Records
_ _ _
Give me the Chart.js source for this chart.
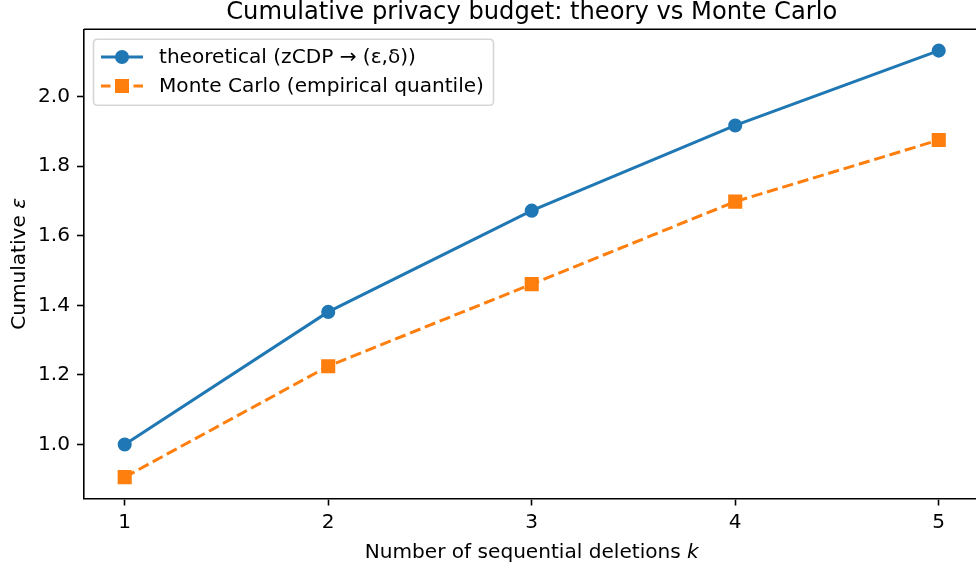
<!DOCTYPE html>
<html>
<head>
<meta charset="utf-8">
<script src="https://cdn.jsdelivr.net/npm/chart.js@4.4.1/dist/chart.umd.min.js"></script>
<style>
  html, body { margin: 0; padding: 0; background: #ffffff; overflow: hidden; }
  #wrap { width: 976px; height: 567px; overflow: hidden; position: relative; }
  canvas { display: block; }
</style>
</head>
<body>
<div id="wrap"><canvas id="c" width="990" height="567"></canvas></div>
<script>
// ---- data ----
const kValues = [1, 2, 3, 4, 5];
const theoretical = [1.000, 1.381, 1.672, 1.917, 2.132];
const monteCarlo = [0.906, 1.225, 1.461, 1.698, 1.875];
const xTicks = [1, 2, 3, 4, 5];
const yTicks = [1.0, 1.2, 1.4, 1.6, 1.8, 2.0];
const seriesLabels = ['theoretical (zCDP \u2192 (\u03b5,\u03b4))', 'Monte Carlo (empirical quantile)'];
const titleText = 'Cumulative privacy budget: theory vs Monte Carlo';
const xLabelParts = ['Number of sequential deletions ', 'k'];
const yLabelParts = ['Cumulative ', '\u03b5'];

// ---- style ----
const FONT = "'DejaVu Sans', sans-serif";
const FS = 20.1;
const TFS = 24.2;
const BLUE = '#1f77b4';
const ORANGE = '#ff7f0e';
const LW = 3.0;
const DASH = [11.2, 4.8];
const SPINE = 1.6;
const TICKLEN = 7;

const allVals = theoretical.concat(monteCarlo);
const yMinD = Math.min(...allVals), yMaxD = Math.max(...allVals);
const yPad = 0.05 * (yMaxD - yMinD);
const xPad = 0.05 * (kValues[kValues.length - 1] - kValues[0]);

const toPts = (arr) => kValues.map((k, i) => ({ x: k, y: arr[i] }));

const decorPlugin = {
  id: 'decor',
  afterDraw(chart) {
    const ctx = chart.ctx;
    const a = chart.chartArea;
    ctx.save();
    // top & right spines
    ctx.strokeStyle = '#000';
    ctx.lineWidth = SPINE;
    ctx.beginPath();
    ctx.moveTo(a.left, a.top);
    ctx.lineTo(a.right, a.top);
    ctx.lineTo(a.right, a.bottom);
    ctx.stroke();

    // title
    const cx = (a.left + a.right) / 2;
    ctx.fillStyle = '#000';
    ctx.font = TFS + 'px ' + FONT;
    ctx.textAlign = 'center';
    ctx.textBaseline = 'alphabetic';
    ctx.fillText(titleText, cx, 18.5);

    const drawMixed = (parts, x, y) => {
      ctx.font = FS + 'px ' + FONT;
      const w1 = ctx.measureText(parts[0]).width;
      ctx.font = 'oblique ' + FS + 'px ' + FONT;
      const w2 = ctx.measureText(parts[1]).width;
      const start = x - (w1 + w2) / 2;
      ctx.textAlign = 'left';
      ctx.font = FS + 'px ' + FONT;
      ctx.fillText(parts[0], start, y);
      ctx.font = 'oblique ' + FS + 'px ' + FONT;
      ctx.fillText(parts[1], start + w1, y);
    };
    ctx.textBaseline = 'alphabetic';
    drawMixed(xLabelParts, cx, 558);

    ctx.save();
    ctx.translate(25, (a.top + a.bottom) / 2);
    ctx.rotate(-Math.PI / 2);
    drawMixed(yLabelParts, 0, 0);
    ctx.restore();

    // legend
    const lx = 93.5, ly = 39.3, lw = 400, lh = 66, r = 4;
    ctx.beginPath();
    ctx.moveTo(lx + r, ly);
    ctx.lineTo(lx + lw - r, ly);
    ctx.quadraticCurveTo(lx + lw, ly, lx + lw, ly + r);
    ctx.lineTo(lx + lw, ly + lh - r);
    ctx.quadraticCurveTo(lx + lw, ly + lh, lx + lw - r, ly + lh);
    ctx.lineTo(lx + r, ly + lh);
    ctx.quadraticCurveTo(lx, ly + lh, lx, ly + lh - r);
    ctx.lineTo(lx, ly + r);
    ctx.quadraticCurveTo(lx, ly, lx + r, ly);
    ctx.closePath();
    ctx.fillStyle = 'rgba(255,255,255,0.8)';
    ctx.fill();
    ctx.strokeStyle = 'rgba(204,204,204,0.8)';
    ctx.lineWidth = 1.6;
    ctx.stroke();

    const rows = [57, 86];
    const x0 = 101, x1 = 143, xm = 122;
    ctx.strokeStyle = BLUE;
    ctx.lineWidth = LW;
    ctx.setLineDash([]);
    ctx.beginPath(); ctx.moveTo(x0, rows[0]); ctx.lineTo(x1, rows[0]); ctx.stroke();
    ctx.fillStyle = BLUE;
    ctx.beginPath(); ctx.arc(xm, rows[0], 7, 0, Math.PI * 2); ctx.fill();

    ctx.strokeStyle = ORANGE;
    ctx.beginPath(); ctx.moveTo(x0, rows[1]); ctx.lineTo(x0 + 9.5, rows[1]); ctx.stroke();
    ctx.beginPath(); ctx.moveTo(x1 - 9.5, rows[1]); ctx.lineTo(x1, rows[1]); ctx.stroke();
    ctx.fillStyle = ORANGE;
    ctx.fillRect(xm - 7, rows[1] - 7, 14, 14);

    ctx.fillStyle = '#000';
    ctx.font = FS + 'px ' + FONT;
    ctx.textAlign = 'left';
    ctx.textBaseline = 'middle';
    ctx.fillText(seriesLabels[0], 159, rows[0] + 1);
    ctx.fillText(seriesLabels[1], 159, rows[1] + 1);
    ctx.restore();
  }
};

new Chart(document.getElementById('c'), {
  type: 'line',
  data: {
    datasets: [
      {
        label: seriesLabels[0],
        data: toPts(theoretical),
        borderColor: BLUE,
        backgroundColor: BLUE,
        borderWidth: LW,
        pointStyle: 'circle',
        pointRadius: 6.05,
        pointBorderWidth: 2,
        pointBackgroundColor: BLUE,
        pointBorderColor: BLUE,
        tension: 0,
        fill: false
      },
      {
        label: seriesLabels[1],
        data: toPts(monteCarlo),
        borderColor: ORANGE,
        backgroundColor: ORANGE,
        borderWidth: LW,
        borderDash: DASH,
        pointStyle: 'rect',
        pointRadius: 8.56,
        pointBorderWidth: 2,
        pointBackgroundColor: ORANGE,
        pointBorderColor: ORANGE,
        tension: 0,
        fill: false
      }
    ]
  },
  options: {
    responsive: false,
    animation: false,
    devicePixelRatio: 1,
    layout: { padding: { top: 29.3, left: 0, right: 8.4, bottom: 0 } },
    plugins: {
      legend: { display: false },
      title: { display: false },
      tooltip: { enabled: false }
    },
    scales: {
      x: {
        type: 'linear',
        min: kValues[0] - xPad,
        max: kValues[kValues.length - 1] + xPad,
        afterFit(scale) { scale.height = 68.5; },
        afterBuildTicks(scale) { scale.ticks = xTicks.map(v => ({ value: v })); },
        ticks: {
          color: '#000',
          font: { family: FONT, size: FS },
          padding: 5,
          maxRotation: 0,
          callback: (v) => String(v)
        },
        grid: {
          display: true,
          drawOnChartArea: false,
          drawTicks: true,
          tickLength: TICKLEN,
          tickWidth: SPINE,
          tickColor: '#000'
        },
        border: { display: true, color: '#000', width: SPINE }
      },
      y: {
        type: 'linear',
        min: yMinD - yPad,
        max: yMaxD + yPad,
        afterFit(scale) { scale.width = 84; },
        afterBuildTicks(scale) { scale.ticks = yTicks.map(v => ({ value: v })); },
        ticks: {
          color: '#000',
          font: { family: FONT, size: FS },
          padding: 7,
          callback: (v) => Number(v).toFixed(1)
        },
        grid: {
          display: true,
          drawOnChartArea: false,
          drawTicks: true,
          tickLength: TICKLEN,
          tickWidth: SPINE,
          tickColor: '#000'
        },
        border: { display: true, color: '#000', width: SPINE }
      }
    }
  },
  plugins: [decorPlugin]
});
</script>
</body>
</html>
_ _ _
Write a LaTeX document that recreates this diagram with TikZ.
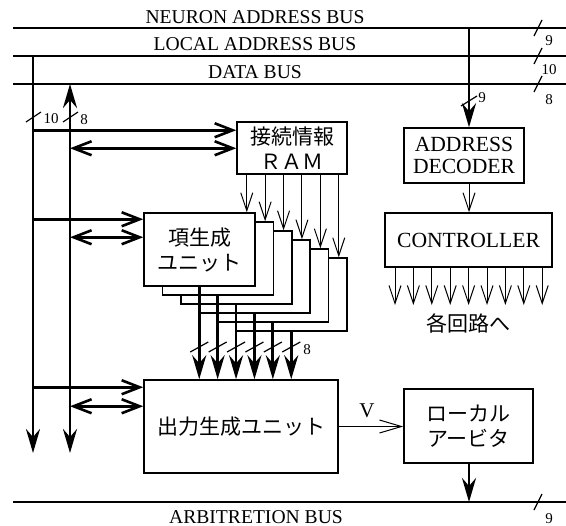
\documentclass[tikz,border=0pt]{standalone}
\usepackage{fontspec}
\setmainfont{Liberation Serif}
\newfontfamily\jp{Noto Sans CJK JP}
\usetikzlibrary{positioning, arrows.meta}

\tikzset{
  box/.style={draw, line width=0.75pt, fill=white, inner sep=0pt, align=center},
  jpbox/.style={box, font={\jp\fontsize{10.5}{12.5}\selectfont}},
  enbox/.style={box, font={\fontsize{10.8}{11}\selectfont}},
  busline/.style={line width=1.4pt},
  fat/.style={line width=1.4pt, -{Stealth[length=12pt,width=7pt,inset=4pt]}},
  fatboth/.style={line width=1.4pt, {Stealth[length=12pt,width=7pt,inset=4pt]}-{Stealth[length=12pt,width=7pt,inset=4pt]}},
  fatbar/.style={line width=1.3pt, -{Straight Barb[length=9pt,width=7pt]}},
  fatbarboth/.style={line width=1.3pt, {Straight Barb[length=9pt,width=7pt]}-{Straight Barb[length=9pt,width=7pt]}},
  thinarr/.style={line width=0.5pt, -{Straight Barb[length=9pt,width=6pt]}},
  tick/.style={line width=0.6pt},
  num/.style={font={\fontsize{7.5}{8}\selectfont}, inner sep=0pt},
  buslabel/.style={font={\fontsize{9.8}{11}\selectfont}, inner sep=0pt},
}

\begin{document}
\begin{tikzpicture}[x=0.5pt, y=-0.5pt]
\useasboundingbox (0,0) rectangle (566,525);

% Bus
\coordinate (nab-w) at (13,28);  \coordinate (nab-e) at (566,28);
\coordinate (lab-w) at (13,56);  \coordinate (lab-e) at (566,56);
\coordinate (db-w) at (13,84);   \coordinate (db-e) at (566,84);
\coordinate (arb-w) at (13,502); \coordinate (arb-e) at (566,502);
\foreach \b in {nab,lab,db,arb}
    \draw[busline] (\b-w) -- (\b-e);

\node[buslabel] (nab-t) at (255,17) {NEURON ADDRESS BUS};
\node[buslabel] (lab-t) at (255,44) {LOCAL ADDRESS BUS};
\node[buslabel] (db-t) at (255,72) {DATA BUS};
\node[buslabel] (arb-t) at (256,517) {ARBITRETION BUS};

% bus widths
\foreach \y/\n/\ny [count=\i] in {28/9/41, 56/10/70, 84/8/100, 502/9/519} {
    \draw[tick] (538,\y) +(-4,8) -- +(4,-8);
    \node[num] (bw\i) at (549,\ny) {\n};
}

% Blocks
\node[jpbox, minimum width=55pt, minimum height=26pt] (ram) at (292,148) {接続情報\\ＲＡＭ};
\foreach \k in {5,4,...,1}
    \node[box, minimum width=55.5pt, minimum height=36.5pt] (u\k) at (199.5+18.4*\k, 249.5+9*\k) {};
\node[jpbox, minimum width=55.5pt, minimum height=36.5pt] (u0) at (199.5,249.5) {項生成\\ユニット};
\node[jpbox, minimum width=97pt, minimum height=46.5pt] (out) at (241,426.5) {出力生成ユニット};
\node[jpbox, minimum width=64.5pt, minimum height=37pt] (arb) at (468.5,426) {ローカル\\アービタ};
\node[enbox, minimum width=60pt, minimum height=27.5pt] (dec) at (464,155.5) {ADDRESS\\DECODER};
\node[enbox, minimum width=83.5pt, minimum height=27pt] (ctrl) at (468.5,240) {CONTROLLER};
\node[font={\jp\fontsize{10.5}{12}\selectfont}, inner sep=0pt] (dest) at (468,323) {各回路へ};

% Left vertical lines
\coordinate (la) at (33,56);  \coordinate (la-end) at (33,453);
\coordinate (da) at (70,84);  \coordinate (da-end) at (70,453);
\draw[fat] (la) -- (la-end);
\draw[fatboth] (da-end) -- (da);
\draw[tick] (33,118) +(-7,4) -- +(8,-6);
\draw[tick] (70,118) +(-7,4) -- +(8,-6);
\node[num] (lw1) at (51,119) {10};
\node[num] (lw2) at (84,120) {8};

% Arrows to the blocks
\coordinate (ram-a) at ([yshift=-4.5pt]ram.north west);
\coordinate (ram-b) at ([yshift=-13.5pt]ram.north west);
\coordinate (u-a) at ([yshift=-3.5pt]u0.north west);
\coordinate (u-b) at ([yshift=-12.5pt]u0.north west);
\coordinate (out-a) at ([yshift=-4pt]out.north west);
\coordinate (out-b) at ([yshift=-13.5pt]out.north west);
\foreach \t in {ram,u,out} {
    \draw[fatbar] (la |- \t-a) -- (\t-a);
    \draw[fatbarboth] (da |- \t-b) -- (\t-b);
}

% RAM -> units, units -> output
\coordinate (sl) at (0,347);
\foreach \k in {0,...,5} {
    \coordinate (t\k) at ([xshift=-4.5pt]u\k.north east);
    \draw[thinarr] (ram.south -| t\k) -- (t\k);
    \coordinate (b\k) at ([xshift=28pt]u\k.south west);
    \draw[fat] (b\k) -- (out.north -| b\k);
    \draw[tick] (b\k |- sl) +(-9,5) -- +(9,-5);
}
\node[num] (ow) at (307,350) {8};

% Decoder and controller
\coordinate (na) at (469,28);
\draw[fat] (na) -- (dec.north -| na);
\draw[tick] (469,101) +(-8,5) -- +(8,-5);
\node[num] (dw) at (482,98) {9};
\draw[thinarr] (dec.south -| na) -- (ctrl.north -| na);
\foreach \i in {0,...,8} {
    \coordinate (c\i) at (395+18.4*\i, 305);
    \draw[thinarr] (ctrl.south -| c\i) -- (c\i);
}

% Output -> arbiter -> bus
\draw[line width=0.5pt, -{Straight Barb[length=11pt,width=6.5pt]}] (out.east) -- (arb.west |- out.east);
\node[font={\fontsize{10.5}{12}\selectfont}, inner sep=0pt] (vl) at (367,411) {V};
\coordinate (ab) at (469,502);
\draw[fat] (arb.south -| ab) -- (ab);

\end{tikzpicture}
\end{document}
_ _ _
== Your task ==
In the records above, collect each line with "this".

== Task answer ==
Give me the Chart.js source for this chart.
Write a LaTeX document that recreates this diagram with TikZ.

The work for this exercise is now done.